Close to 2,000 British troops tried to destroy the militias’ weapons stores, but were driven back to their garrison in Boston and besieged. Eight years and 70,000 deaths later America’s War of Independence was over, the colonial masters defeated. The great American essayist and philosopher Ralph Waldo Emerson described the opening salvo in the war as “the shot heard ‘round the world”. And that shot will be for ever associated with Boston.
The city has always proclaimed its role in the revolution and its pride at those early American patriots – history is part of Boston’s identity in a land that defines itself on its modernity. The Freedom Trail bisects the city, running from the USS Constitution on the Charles river up to Bunker Hill and then across to Downtown, its opposite end on Boston Common just minutes’ walk from Boylston Street and its now-bloodstained pavements.

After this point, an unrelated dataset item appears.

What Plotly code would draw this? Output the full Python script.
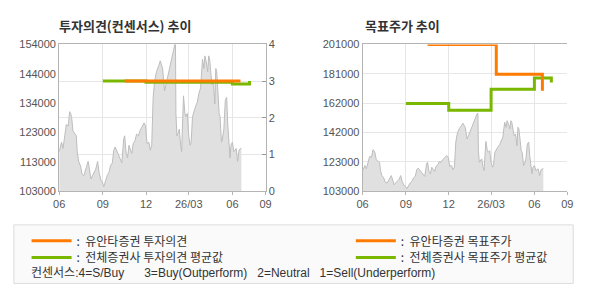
import plotly.graph_objects as go
import pandas as pd

# ---------------- data ----------------
start_date = "2025-06-01"
end_date = "2026-08-10"

tick_dates = ["2025-06-01", "2025-09-01", "2025-12-01", "2026-03-01", "2026-06-01", "2026-08-10"]
tick_labels = ["06", "09", "12", "26/03", "06", "09"]

# daily close (sampled), days since start_date
price_day = [0, 5, 8, 12, 15, 19, 22, 24, 26, 29,
             32, 36, 38, 41, 45, 48, 52, 55, 58, 61,
             64, 67, 70, 74, 77, 81, 84, 88, 91, 94,
             98, 101, 105, 108, 112, 115, 118, 122, 125, 129,
             132, 136, 138, 141, 144, 147, 150, 153, 156, 160,
             163, 167, 170, 174, 177, 179, 182, 185, 189, 192,
             195, 198, 201, 205, 210, 213, 218, 222, 225, 229,
             232, 236, 239, 243, 245, 246, 248, 251, 253, 256,
             258, 260, 262, 265, 267, 270, 273, 276, 278, 281,
             284, 287, 291, 294, 298, 300, 302, 305, 307, 310,
             313, 315, 317, 320, 322, 325, 328, 330, 332, 334,
             337, 339, 342, 344, 347, 350, 353, 355, 357, 360,
             362, 365, 368, 371, 373, 376, 379, 382, 384]
price_val = [116700, 120000, 117800, 123300, 126100, 125600, 130600, 130000, 128900, 123900,
             123300, 122200, 116700, 113300, 111700, 108900, 108300, 110600, 111700, 113300,
             110600, 107200, 108300, 110000, 110600, 113300, 109500, 106700, 106100, 104500,
             106700, 108300, 109500, 111700, 112800, 117200, 118300, 116700, 116100, 114500,
             112800, 121100, 122200, 116100, 114500, 118900, 117200, 116100, 119500, 120600,
             122800, 122200, 123900, 125000, 126100, 126700, 125600, 119500, 120000, 117200,
             118900, 135600, 141100, 144500, 146700, 148300, 145600, 137800, 140000, 143300,
             145600, 147800, 151100, 154500, 155000, 130000, 122200, 123300, 124500, 118900,
             116700, 126700, 136100, 130000, 128900, 130000, 122200, 118900, 120000, 128900,
             131100, 132200, 133900, 136700, 138900, 144500, 148900, 145600, 150000, 147800,
             144500, 150000, 148900, 143300, 140000, 141100, 133300, 145600, 144500, 138900,
             130000, 128900, 120000, 121100, 124500, 134500, 135600, 126700, 121100, 114500,
             118900, 120000, 116700, 117200, 117800, 113300, 117200, 117800, 117800]

# investment opinion (0-4 scale)
op_own_dates = ["2025-10-17", "2026-06-18"]
op_own_vals = [3.0, 3.0]
op_avg_dates = ["2025-09-01", "2025-12-01", "2026-06-01", "2026-07-07"]
op_avg_vals = [3.0, 2.97, 2.92, 3.0]

# target price
tp_own_dates = ["2025-10-17", "2026-03-12", "2026-06-18"]
tp_own_vals = [201000, 181000, 170000]
tp_avg_dates = ["2025-09-01", "2025-12-01", "2026-03-01", "2026-06-01", "2026-07-07"]
tp_avg_vals = [161500, 157000, 171000, 178500, 175500]

left_ytickvals = [103000, 113200, 123400, 133600, 143800, 154000]
left_yticktext = ["103000", "113000", "123000", "134000", "144000", "154000"]
op_tickvals = [0, 1, 2, 3, 4]
right_ytickvals = [103000, 122600, 142200, 161800, 181400, 201000]
right_yticktext = ["103000", "123000", "142000", "162000", "181000", "201000"]

# ---------------- styling ----------------
W, H = 590, 300
ORANGE = "#FF7A00"
GREEN = "#7AB800"
AXIS = "#b4b4b4"
GRID = "#e6e6e6"
TXT = "#555555"
KFONT = "Noto Sans CJK KR"
NFONT = "Liberation Sans"
nb = "\u00a0"

def px(x):
    return x / W

def py(y):
    return 1 - y / H

dates = [pd.Timestamp(start_date) + pd.Timedelta(days=d) for d in price_day]

fig = go.Figure()

for xa, ya in [("x", "y"), ("x2", "y3")]:
    fig.add_trace(go.Scatter(
        x=dates, y=price_val, xaxis=xa, yaxis=ya, mode="lines",
        line=dict(color="#bdbdbd", width=1), fill="tozeroy", fillcolor="#e0e0e0",
        showlegend=False, hoverinfo="skip"))

fig.add_trace(go.Scatter(
    x=op_avg_dates, y=op_avg_vals, xaxis="x", yaxis="y2", mode="lines",
    line=dict(color=GREEN, width=3, shape="hv"),
    name=":" + nb + " 전체증권사 투자의견 평균값", legend="legend2"))
fig.add_trace(go.Scatter(
    x=op_own_dates, y=op_own_vals, xaxis="x", yaxis="y2", mode="lines",
    line=dict(color=ORANGE, width=3, shape="hv"),
    name=":" + nb + " 유안타증권 투자의견", legend="legend"))
fig.add_trace(go.Scatter(
    x=tp_avg_dates, y=tp_avg_vals, xaxis="x2", yaxis="y3", mode="lines",
    line=dict(color=GREEN, width=3, shape="hv"),
    name=":" + nb + " 전체증권사 목표주가 평균값", legend="legend4"))
fig.add_trace(go.Scatter(
    x=tp_own_dates, y=tp_own_vals, xaxis="x2", yaxis="y3", mode="lines",
    line=dict(color=ORANGE, width=3, shape="hv"),
    name=":" + nb + " 유안타증권 목표주가", legend="legend3"))

tickfont = dict(family=NFONT, size=11, color=TXT)
ydom = [py(192.7), py(40)]

common_x = dict(type="date", range=[start_date, end_date], tickmode="array",
                tickvals=tick_dates, ticktext=tick_labels, showgrid=True,
                gridcolor=GRID, showline=True, linecolor=AXIS, linewidth=1,
                mirror=True, ticks="outside", ticklen=3, tickcolor=AXIS,
                tickfont=tickfont, zeroline=False, fixedrange=True)

legend_common = dict(orientation="v", xanchor="left", yanchor="top",
                     bgcolor="rgba(0,0,0,0)", borderwidth=0, itemwidth=40,
                     font=dict(family=KFONT, size=12, color="#333333"),
                     tracegroupgap=0, itemclick=False, itemdoubleclick=False)

fig.update_layout(
    width=W, height=H, margin=dict(l=0, r=0, t=0, b=0),
    paper_bgcolor="white", plot_bgcolor="white",
    xaxis=dict(domain=[px(54.3), px(265)], anchor="y", **common_x),
    yaxis=dict(domain=ydom, anchor="x", range=[103000, 154000], tickmode="array",
               tickvals=left_ytickvals, ticktext=left_yticktext, showgrid=False,
               showline=True, linecolor=AXIS, zeroline=False, tickfont=tickfont,
               ticks="", fixedrange=True),
    yaxis2=dict(overlaying="y", side="right", anchor="x", range=[0, 4],
                tickmode="array", tickvals=op_tickvals, showgrid=True, gridcolor=GRID,
                showline=True, linecolor=AXIS, zeroline=False, tickfont=tickfont,
                ticks="inside", ticklen=4, tickcolor="#999999", fixedrange=True),
    xaxis2=dict(domain=[px(364), px(573)], anchor="y3", **common_x),
    yaxis3=dict(domain=ydom, anchor="x2", range=[103000, 201000], tickmode="array",
                tickvals=right_ytickvals, ticktext=right_yticktext, showgrid=True,
                gridcolor=GRID, showline=True, linecolor=AXIS, zeroline=False,
                tickfont=tickfont, ticks="", fixedrange=True),
    legend=dict(x=px(21), y=py(229.5), **legend_common),
    legend2=dict(x=px(21), y=py(247), **legend_common),
    legend3=dict(x=px(352), y=py(229.5), **legend_common),
    legend4=dict(x=px(352), y=py(247), **legend_common),
    showlegend=True,
)

# legend box
fig.add_shape(type="rect", xref="paper", yref="paper",
              x0=px(8), x1=px(579), y0=py(289), y1=py(228),
              line=dict(color="#dcdcdc", width=1), fillcolor="#fafafa", layer="below")

# titles
fig.add_annotation(xref="paper", yref="paper", x=px(52), y=py(20), xanchor="left",
                   yanchor="middle", showarrow=False,
                   text="<b>투자의견(컨센서스) 추이</b>",
                   font=dict(family=KFONT, size=13, color="#333333"))
fig.add_annotation(xref="paper", yref="paper", x=px(364), y=py(20), xanchor="left",
                   yanchor="middle", showarrow=False,
                   text="<b>목표주가 추이</b>",
                   font=dict(family=KFONT, size=13, color="#333333"))

note = ("컨센서스:4=S/Buy" + nb * 6 + "3=Buy(Outperform)" + nb * 3 + "2=Neutral" + nb * 3
        + "1=Sell(Underperform)")
fig.add_annotation(xref="paper", yref="paper", x=px(23), y=py(269), xanchor="left",
                   yanchor="top", showarrow=False, text=note,
                   font=dict(family=NFONT + ", " + KFONT, size=12, color="#333333"))

fig.write_html("out.html")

Along its length are embossed brass plaques that mark the route, Boston wearing its past as a badge of pride. Indeed the city’s American football team, one of the founders of what would become the NFL, was called the Boston Patriots until they moved away to nearby Foxboro in the early 1970s. They are still the Patriots, only now their home is not the city but the region, New England.
Until the attack, Patriots’ Day meant two things to Boston – Marathon Monday and the Red Sox playing at home. The American football season is months away so the baseball team tag along with the celebrations, their game once timed to finish as the runners were heading through the middle of the city. Everything would then stop for the oldest marathon in the world in one of the oldest cities in America. Patriots’ Day will always be about Boston’s past, but from now on not one that anybody will care to remember.